Alaska Senate Joins Fight to Overturn Federal Takeover of Fish & Wildlife Management
February 22, 2017
Senate Resolution 4, sponsored by Sen. Cathy Giessel (R-Anchorage), backs House Joint Resolution 69, a measure to overturn a 2016 U.S. Fish and Wildlife Service (FWS) rule which seized authority away from the state to manage fish and wildlife for both recreational and subsistence uses on 77-million acres of federal lands in Alaska. H.J.Res.69 passed the U.S. House of Representatives last Thursday and is on its way to the U.S. Senate. “We sent a clear message today to the unelected bureaucrats in Washington D.C.: Congress writes laws, not you,” said Sen. Cathy Giessel. H.J.Res.69 utilizes the Congressional Review Acts (CRA), which gives Congress the power to overturn an agency rule and prevents the passage of a substantially similar rule without an act of Congress. “One of the iron-clad promises at statehood was the promise by the federal government that the state will be the primary authority for managing its fish and wildlife,” said Sen. John Coghill (R-North Pole). “The federal government – in direct violation of the statehood act, the Alaska Constitution and relevant precedent – is directly undermining that authority via unilateral rule-making.

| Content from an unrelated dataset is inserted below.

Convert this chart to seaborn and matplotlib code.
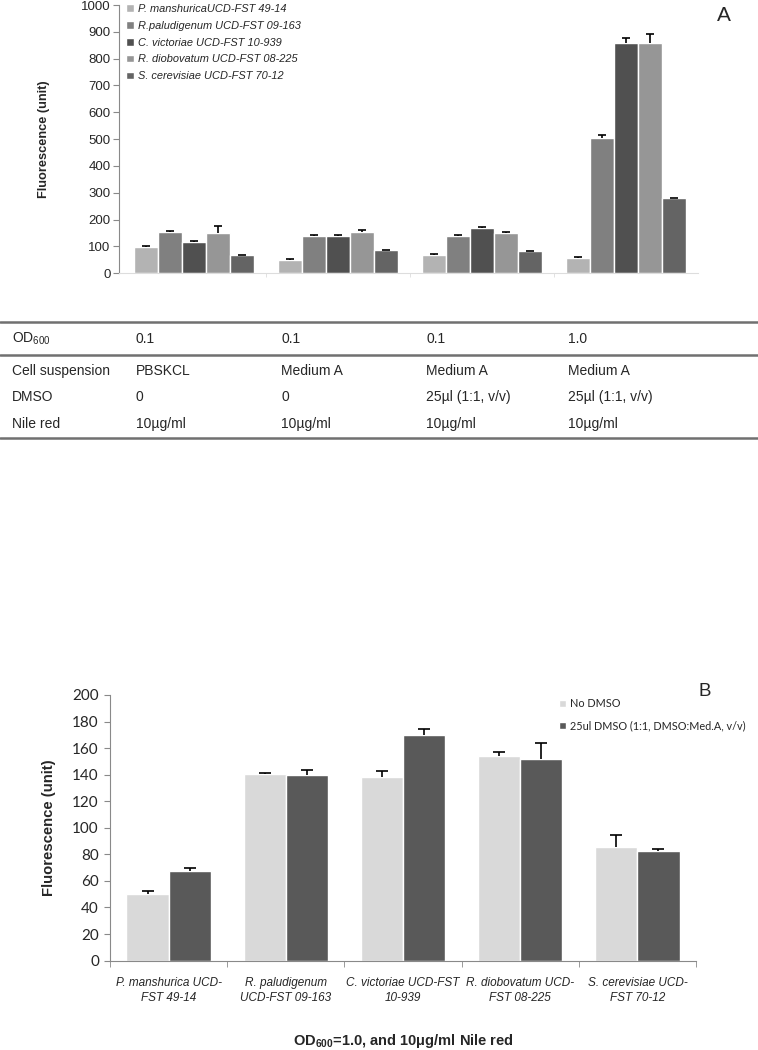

No more.” Sen. Giessel’s resolution further encourages U.S. Sen. Dan Sullivan and U.S. Sen. Lisa Murkowski to make all efforts to see that the resolution is also passed in the U.S. Senate. “Unelected federal bureaucrats are not the ultimate power in Alaska, even if they’d like to be.” said Senate President Pete Kelly (R-Fairbanks). “Congressman Young deserves our support in his fight to restore local management over fish and game.”